§ Supplied information
....

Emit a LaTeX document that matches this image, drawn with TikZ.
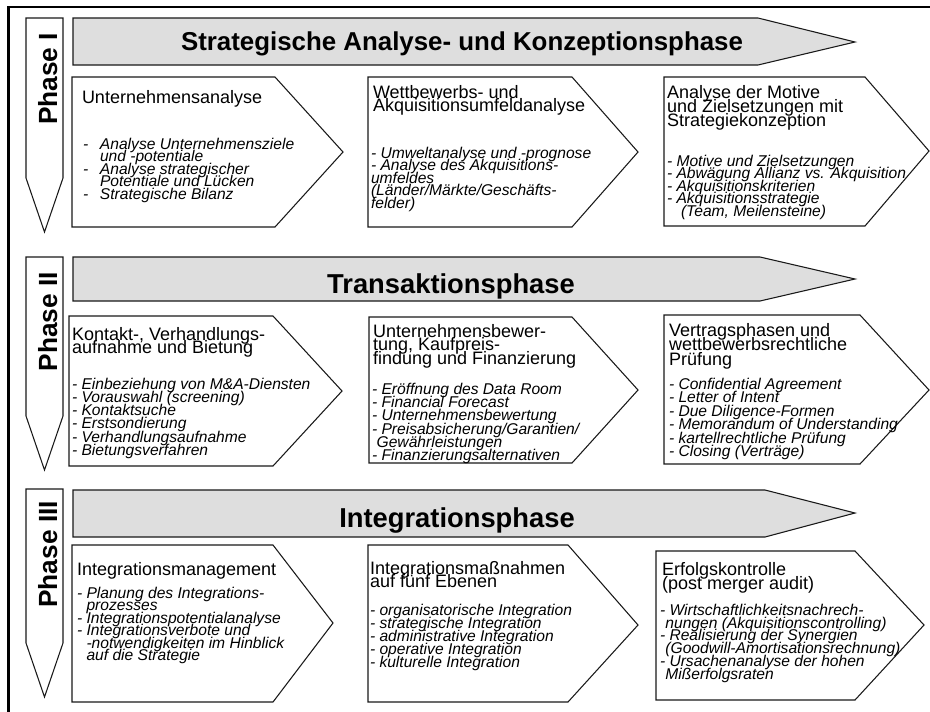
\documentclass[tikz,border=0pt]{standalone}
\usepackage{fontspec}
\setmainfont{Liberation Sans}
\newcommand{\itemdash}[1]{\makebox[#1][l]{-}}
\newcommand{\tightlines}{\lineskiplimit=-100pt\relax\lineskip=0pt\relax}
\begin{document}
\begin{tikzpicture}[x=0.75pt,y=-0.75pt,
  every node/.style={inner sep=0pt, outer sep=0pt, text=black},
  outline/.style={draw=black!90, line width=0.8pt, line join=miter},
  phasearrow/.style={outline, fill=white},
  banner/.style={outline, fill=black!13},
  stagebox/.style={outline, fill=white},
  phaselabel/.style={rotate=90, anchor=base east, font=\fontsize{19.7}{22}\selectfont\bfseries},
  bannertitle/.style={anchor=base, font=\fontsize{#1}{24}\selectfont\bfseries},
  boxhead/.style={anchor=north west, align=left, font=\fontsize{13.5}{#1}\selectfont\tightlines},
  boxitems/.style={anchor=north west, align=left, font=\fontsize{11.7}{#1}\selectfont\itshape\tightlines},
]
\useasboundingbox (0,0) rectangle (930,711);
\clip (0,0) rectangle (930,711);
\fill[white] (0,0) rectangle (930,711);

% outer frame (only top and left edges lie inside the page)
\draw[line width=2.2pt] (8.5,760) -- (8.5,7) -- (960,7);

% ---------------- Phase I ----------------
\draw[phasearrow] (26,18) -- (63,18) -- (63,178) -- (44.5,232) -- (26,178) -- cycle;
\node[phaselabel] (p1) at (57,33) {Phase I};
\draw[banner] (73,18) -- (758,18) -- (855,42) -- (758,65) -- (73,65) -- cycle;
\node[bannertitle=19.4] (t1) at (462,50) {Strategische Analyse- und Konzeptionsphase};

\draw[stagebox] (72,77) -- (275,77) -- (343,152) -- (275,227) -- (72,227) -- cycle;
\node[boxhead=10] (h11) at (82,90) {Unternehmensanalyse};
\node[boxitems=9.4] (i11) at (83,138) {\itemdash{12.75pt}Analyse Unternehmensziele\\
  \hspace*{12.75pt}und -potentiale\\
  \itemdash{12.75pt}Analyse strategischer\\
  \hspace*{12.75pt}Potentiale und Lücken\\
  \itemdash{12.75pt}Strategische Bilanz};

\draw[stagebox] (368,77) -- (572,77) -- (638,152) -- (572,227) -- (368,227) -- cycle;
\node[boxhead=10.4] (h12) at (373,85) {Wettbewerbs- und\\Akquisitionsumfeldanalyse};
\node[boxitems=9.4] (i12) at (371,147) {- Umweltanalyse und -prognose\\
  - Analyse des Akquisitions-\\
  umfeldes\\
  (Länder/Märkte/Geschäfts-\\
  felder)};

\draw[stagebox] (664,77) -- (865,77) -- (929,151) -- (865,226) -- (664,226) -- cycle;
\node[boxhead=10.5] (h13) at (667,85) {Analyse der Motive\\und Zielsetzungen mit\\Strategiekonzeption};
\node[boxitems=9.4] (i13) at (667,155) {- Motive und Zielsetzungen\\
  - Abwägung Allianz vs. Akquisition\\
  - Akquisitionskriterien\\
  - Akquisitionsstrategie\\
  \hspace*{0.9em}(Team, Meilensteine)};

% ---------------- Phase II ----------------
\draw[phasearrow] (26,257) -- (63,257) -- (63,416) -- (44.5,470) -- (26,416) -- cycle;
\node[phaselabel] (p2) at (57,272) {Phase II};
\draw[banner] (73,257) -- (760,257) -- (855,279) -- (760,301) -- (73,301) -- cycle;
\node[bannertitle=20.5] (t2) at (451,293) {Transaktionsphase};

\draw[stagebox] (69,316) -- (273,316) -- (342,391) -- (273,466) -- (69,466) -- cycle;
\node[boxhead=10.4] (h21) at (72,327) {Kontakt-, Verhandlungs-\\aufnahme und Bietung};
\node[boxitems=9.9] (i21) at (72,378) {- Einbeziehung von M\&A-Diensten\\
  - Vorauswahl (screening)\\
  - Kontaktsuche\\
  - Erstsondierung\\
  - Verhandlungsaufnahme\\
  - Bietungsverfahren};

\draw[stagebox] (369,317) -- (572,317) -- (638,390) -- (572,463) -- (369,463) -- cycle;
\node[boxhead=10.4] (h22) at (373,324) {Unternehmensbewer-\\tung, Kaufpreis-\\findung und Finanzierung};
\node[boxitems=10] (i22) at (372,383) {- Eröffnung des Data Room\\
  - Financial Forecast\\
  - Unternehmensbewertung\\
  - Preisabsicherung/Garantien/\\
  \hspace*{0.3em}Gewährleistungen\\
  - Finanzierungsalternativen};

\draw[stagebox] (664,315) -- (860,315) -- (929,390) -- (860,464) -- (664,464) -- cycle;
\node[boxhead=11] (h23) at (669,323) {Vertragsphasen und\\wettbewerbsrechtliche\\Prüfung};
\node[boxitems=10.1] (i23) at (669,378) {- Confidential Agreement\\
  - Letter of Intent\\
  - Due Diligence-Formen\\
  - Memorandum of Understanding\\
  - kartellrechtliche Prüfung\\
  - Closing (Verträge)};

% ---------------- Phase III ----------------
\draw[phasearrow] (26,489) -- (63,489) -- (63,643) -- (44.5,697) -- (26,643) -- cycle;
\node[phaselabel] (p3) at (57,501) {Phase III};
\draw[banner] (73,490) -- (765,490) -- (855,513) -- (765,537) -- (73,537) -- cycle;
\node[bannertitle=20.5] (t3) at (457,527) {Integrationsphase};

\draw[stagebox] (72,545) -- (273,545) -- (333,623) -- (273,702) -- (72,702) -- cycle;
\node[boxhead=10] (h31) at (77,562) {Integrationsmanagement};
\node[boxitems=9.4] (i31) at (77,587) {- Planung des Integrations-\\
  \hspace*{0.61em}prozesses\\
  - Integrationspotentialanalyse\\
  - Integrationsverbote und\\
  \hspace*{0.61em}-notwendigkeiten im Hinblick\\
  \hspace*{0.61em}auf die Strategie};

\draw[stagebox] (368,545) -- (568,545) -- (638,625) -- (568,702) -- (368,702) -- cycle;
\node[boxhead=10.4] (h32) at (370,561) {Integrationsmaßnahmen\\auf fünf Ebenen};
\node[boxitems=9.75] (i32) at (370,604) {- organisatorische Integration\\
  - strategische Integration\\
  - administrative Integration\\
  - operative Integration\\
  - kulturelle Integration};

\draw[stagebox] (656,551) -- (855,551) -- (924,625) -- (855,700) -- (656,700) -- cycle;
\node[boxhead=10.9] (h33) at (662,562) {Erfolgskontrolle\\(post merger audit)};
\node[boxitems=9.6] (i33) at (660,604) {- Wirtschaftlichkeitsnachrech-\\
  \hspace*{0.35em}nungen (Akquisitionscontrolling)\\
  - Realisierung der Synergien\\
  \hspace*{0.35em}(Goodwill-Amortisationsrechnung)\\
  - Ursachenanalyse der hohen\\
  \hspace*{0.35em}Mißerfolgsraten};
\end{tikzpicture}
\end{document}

....

§ Stated goal
Copy nothing but the lines from the top of the material through the line holding "(8.5,7) -- (960,7);", exactly as written; omit pictures.

§ Result for this exercise
Emit a LaTeX document that matches this image, drawn with TikZ.
\documentclass[tikz,border=0pt]{standalone}
\usepackage{fontspec}
\setmainfont{Liberation Sans}
\newcommand{\itemdash}[1]{\makebox[#1][l]{-}}
\newcommand{\tightlines}{\lineskiplimit=-100pt\relax\lineskip=0pt\relax}
\begin{document}
\begin{tikzpicture}[x=0.75pt,y=-0.75pt,
  every node/.style={inner sep=0pt, outer sep=0pt, text=black},
  outline/.style={draw=black!90, line width=0.8pt, line join=miter},
  phasearrow/.style={outline, fill=white},
  banner/.style={outline, fill=black!13},
  stagebox/.style={outline, fill=white},
  phaselabel/.style={rotate=90, anchor=base east, font=\fontsize{19.7}{22}\selectfont\bfseries},
  bannertitle/.style={anchor=base, font=\fontsize{#1}{24}\selectfont\bfseries},
  boxhead/.style={anchor=north west, align=left, font=\fontsize{13.5}{#1}\selectfont\tightlines},
  boxitems/.style={anchor=north west, align=left, font=\fontsize{11.7}{#1}\selectfont\itshape\tightlines},
]
\useasboundingbox (0,0) rectangle (930,711);
\clip (0,0) rectangle (930,711);
\fill[white] (0,0) rectangle (930,711);

% outer frame (only top and left edges lie inside the page)
\draw[line width=2.2pt] (8.5,760) -- (8.5,7) -- (960,7);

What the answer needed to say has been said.